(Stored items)
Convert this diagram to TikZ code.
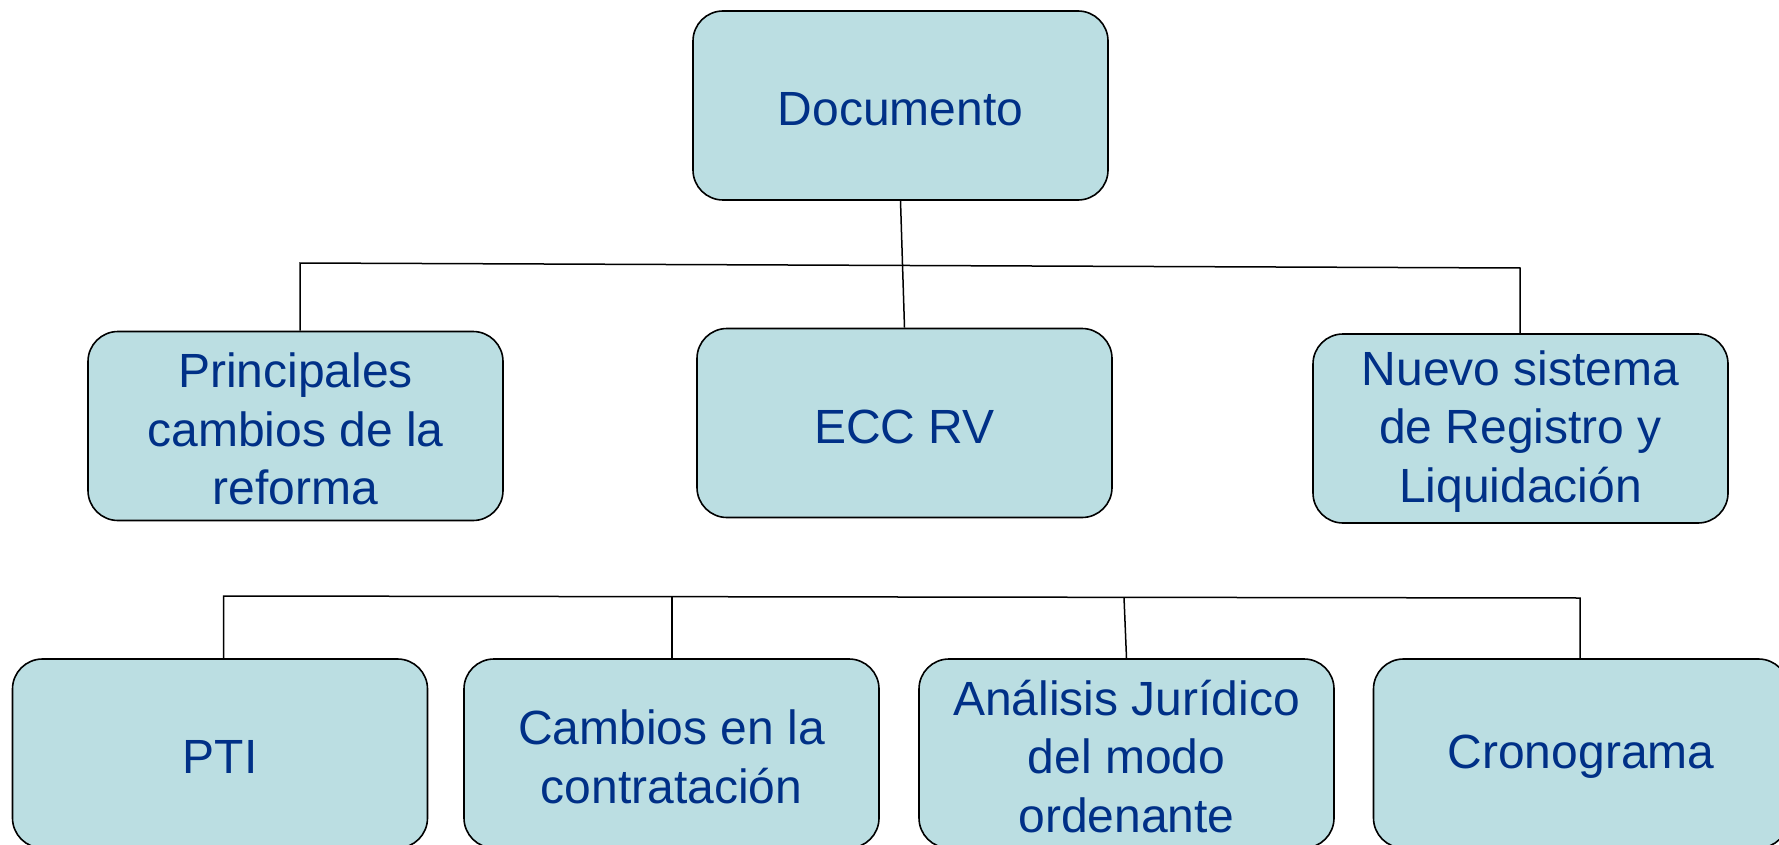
\documentclass[tikz,border=0pt]{standalone}
\usepackage{fontspec}
\setmainfont{Liberation Sans}
\definecolor{boxfill}{RGB}{187,222,226}
\definecolor{boxtext}{RGB}{0,48,135}
\tikzset{
  card/.style={draw=black, line width=1.6pt, fill=boxfill, rounded corners=30pt,
    minimum width=415pt, minimum height=189pt, inner sep=0pt},
  cardtext/.style={inner sep=0pt, align=center, text=boxtext,
    font=\fontsize{48}{58.5}\selectfont},
  link/.style={draw=black, line width=1.5pt}
}
\begin{document}
\begin{tikzpicture}[x=1pt,y=-1pt]
\useasboundingbox (0,0) rectangle (1779,845);
\clip (0,0) rectangle (1779,845);
\node[card] (doc) at (900.5,105.5) {};
\node[card] (prin) at (295.5,426) {};
\node[card] (ecc) at (904.5,423) {};
\node[card] (nuevo) at (1520.5,428.5) {};
\node[card] (pti) at (220,753.5) {};
\node[card] (camb) at (671.5,753.5) {};
\node[card] (anal) at (1126.5,753.5) {};
\node[card] (cron) at (1581,753.5) {};
\node[cardtext] (tdoc) at ([yshift=-3.5pt]doc.center) {Documento};
\node[cardtext] (tprin) at ([yshift=-3pt]prin.center) {Principales\\cambios de la\\reforma};
\node[cardtext] (tecc) at ([yshift=-3.5pt]ecc.center) {ECC RV};
\node[cardtext] (tnuevo) at ([yshift=-3pt]nuevo.center) {Nuevo sistema\\de Registro y\\Liquidación};
\node[cardtext] (tpti) at ([yshift=-3.5pt]pti.center) {PTI};
\node[cardtext] (tcamb) at ([yshift=-3.5pt]camb.center) {Cambios en la\\contratación};
\node[cardtext] (tanal) at ([yshift=-3pt]anal.center) {Análisis Jurídico\\del modo\\ordenante};
\node[cardtext] (tcron) at ([yshift=-3.5pt]cron.center) {Cronograma};
\coordinate (t1) at (300,263);
\coordinate (t2) at (1520,268);
\draw[link] (doc.south) -- (ecc.north);
\draw[link] (t1 |- prin.north) -- (t1) -- (t2) -- (t2 |- nuevo.north);
\coordinate (b1) at (223.5,596);
\coordinate (b2) at (672,596.7);
\coordinate (b3) at (1124,597.3);
\coordinate (b4) at (1580,598);
\draw[link] (b1 |- pti.north) -- (b1) -- (b4) -- (b4 |- cron.north);
\draw[link] (b2) -- (b2 |- camb.north);
\draw[link] (b3) -- (anal.north);
\end{tikzpicture}
\end{document}
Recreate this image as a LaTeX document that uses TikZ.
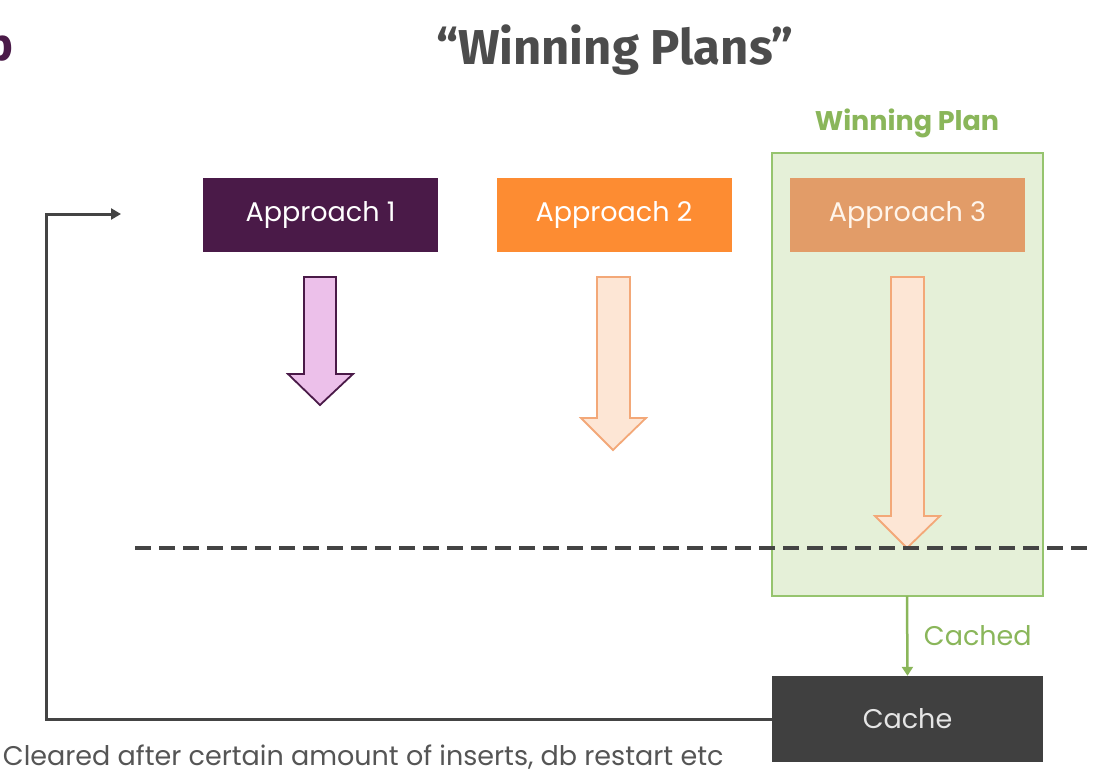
\documentclass[tikz,border=0pt]{standalone}
\usepackage{fontspec}
\setmainfont{Poppins}
\newfontfamily\titlefont{Fira Sans}
\usepackage{tikz}
\usetikzlibrary{arrows.meta}

\definecolor{plumdark}{RGB}{74,26,72}
\definecolor{orangemid}{RGB}{253,140,50}
\definecolor{orangesoft}{RGB}{226,156,104}
\definecolor{pinkfill}{RGB}{236,192,234}
\definecolor{peachfill}{RGB}{253,230,213}
\definecolor{peachline}{RGB}{243,168,120}
\definecolor{greenfill}{RGB}{229,240,216}
\definecolor{greenline}{RGB}{150,196,110}
\definecolor{greentext}{RGB}{138,182,90}
\definecolor{greyline}{RGB}{68,68,68}
\definecolor{greybox}{RGB}{64,64,64}
\definecolor{greytext}{RGB}{85,85,85}

\tikzset{
  approach/.style={minimum width=235, minimum height=74, inner sep=0pt, text=white,
    font=\fontsize{27}{32}\selectfont},
  label text/.style={inner sep=0.75pt, font=\fontsize{27}{32}\selectfont},
}

\begin{document}
\begin{tikzpicture}[x=1pt,y=1pt,yscale=-1,xscale=1]
\useasboundingbox (0,0) rectangle (1100,776);
\clip (0,0) rectangle (1100,776);

% Text Node
\node (cut) [anchor=base east, inner sep=0pt, text=plumdark] at (14,61) {\titlefont\bfseries\fontsize{45}{50}\selectfont p};
% Text Node
\node (title) [inner sep=0.75pt, text=greytext!90!black] at (615,50) {\titlefont\bfseries\fontsize{49}{55}\selectfont “Winning Plans”};

%Shape: Rectangle [id:winbox]
\draw [color=greenline, fill=greenfill, line width=1.5] (772,153) rectangle (1043,596);
\coordinate (winbot) at (907,596);
% Text Node
\node (wintitle) [label text, font=\fontsize{27}{32}\selectfont\bfseries, text=greentext] at (907,123) {Winning Plan};

% Approaches
\node (ap1) [approach, fill=plumdark] at (320.5,215) {Approach 1};
\node (ap2) [approach, fill=orangemid] at (614,215) {Approach 2};
\node (ap3) [approach, fill=orangesoft, text=white!92!orange] at (907.5,215) {Approach 3};

%Shape: Down Arrow [id:arrow1]
\draw [color=plumdark, fill=pinkfill, line width=1.8] (304,277) -- (336,277) -- (336,374) -- (353,374) -- (320,405) -- (288,374) -- (304,374) -- cycle ;
%Shape: Down Arrow [id:arrow2]
\draw [color=peachline, fill=peachfill, line width=1.8] (597,277) -- (630,277) -- (630,418) -- (646,418) -- (613,450) -- (581,418) -- (597,418) -- cycle ;
%Shape: Down Arrow [id:arrow3]
\draw [color=peachline, fill=peachfill, line width=1.8] (891,277) -- (924,277) -- (924,516) -- (940,516) -- (907,548) -- (875,516) -- (891,516) -- cycle ;

%Straight Lines [id:dashline]
\draw [color=greyline, line width=4, dash pattern=on 16 off 8] (135,548) -- (1092,548) ;

% Cache
\node (cache) [approach, minimum width=271, minimum height=86, fill=greybox, text=white!90!black] at (907.5,719) {Cache};

%Straight Lines [id:cached]
\draw [color=greentext, line width=2.5, -{Triangle[length=9, width=11]}] (winbot) -- (cache.north) ;
% Text Node
\node (cachedlbl) [label text, anchor=west, text=greentext] at (923,636) {Cached};

%Straight Lines [id:feedback]
\coordinate (fbcorner) at (46,214);
\coordinate (fbend) at (121,214);
\draw [color=greyline, line width=3, -{Triangle[length=10, width=11]}] (cache.west) -| (fbcorner) -- (fbend) ;

% Text Node
\node (cleared) [label text, anchor=west, text=greytext] at (2,757) {Cleared after certain amount of inserts, db restart etc};

\end{tikzpicture}
\end{document}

(Requirements)
Reproduce every entry word for word, but skip any pictures.

(Exercise response)
Convert this diagram to TikZ code.
\documentclass[tikz,border=0pt]{standalone}
\usepackage{fontspec}
\setmainfont{Liberation Sans}
\definecolor{boxfill}{RGB}{187,222,226}
\definecolor{boxtext}{RGB}{0,48,135}
\tikzset{
  card/.style={draw=black, line width=1.6pt, fill=boxfill, rounded corners=30pt,
    minimum width=415pt, minimum height=189pt, inner sep=0pt},
  cardtext/.style={inner sep=0pt, align=center, text=boxtext,
    font=\fontsize{48}{58.5}\selectfont},
  link/.style={draw=black, line width=1.5pt}
}
\begin{document}
\begin{tikzpicture}[x=1pt,y=-1pt]
\useasboundingbox (0,0) rectangle (1779,845);
\clip (0,0) rectangle (1779,845);
\node[card] (doc) at (900.5,105.5) {};
\node[card] (prin) at (295.5,426) {};
\node[card] (ecc) at (904.5,423) {};
\node[card] (nuevo) at (1520.5,428.5) {};
\node[card] (pti) at (220,753.5) {};
\node[card] (camb) at (671.5,753.5) {};
\node[card] (anal) at (1126.5,753.5) {};
\node[card] (cron) at (1581,753.5) {};
\node[cardtext] (tdoc) at ([yshift=-3.5pt]doc.center) {Documento};
\node[cardtext] (tprin) at ([yshift=-3pt]prin.center) {Principales\\cambios de la\\reforma};
\node[cardtext] (tecc) at ([yshift=-3.5pt]ecc.center) {ECC RV};
\node[cardtext] (tnuevo) at ([yshift=-3pt]nuevo.center) {Nuevo sistema\\de Registro y\\Liquidación};
\node[cardtext] (tpti) at ([yshift=-3.5pt]pti.center) {PTI};
\node[cardtext] (tcamb) at ([yshift=-3.5pt]camb.center) {Cambios en la\\contratación};
\node[cardtext] (tanal) at ([yshift=-3pt]anal.center) {Análisis Jurídico\\del modo\\ordenante};
\node[cardtext] (tcron) at ([yshift=-3.5pt]cron.center) {Cronograma};
\coordinate (t1) at (300,263);
\coordinate (t2) at (1520,268);
\draw[link] (doc.south) -- (ecc.north);
\draw[link] (t1 |- prin.north) -- (t1) -- (t2) -- (t2 |- nuevo.north);
\coordinate (b1) at (223.5,596);
\coordinate (b2) at (672,596.7);
\coordinate (b3) at (1124,597.3);
\coordinate (b4) at (1580,598);
\draw[link] (b1 |- pti.north) -- (b1) -- (b4) -- (b4 |- cron.north);
\draw[link] (b2) -- (b2 |- camb.north);
\draw[link] (b3) -- (anal.north);
\end{tikzpicture}
\end{document}
Recreate this image as a LaTeX document that uses TikZ.
\documentclass[tikz,border=0pt]{standalone}
\usepackage{fontspec}
\setmainfont{Poppins}
\newfontfamily\titlefont{Fira Sans}
\usepackage{tikz}
\usetikzlibrary{arrows.meta}

\definecolor{plumdark}{RGB}{74,26,72}
\definecolor{orangemid}{RGB}{253,140,50}
\definecolor{orangesoft}{RGB}{226,156,104}
\definecolor{pinkfill}{RGB}{236,192,234}
\definecolor{peachfill}{RGB}{253,230,213}
\definecolor{peachline}{RGB}{243,168,120}
\definecolor{greenfill}{RGB}{229,240,216}
\definecolor{greenline}{RGB}{150,196,110}
\definecolor{greentext}{RGB}{138,182,90}
\definecolor{greyline}{RGB}{68,68,68}
\definecolor{greybox}{RGB}{64,64,64}
\definecolor{greytext}{RGB}{85,85,85}

\tikzset{
  approach/.style={minimum width=235, minimum height=74, inner sep=0pt, text=white,
    font=\fontsize{27}{32}\selectfont},
  label text/.style={inner sep=0.75pt, font=\fontsize{27}{32}\selectfont},
}

\begin{document}
\begin{tikzpicture}[x=1pt,y=1pt,yscale=-1,xscale=1]
\useasboundingbox (0,0) rectangle (1100,776);
\clip (0,0) rectangle (1100,776);

% Text Node
\node (cut) [anchor=base east, inner sep=0pt, text=plumdark] at (14,61) {\titlefont\bfseries\fontsize{45}{50}\selectfont p};
% Text Node
\node (title) [inner sep=0.75pt, text=greytext!90!black] at (615,50) {\titlefont\bfseries\fontsize{49}{55}\selectfont “Winning Plans”};

%Shape: Rectangle [id:winbox]
\draw [color=greenline, fill=greenfill, line width=1.5] (772,153) rectangle (1043,596);
\coordinate (winbot) at (907,596);
% Text Node
\node (wintitle) [label text, font=\fontsize{27}{32}\selectfont\bfseries, text=greentext] at (907,123) {Winning Plan};

% Approaches
\node (ap1) [approach, fill=plumdark] at (320.5,215) {Approach 1};
\node (ap2) [approach, fill=orangemid] at (614,215) {Approach 2};
\node (ap3) [approach, fill=orangesoft, text=white!92!orange] at (907.5,215) {Approach 3};

%Shape: Down Arrow [id:arrow1]
\draw [color=plumdark, fill=pinkfill, line width=1.8] (304,277) -- (336,277) -- (336,374) -- (353,374) -- (320,405) -- (288,374) -- (304,374) -- cycle ;
%Shape: Down Arrow [id:arrow2]
\draw [color=peachline, fill=peachfill, line width=1.8] (597,277) -- (630,277) -- (630,418) -- (646,418) -- (613,450) -- (581,418) -- (597,418) -- cycle ;
%Shape: Down Arrow [id:arrow3]
\draw [color=peachline, fill=peachfill, line width=1.8] (891,277) -- (924,277) -- (924,516) -- (940,516) -- (907,548) -- (875,516) -- (891,516) -- cycle ;

%Straight Lines [id:dashline]
\draw [color=greyline, line width=4, dash pattern=on 16 off 8] (135,548) -- (1092,548) ;

% Cache
\node (cache) [approach, minimum width=271, minimum height=86, fill=greybox, text=white!90!black] at (907.5,719) {Cache};

%Straight Lines [id:cached]
\draw [color=greentext, line width=2.5, -{Triangle[length=9, width=11]}] (winbot) -- (cache.north) ;
% Text Node
\node (cachedlbl) [label text, anchor=west, text=greentext] at (923,636) {Cached};

%Straight Lines [id:feedback]
\coordinate (fbcorner) at (46,214);
\coordinate (fbend) at (121,214);
\draw [color=greyline, line width=3, -{Triangle[length=10, width=11]}] (cache.west) -| (fbcorner) -- (fbend) ;

% Text Node
\node (cleared) [label text, anchor=west, text=greytext] at (2,757) {Cleared after certain amount of inserts, db restart etc};

\end{tikzpicture}
\end{document}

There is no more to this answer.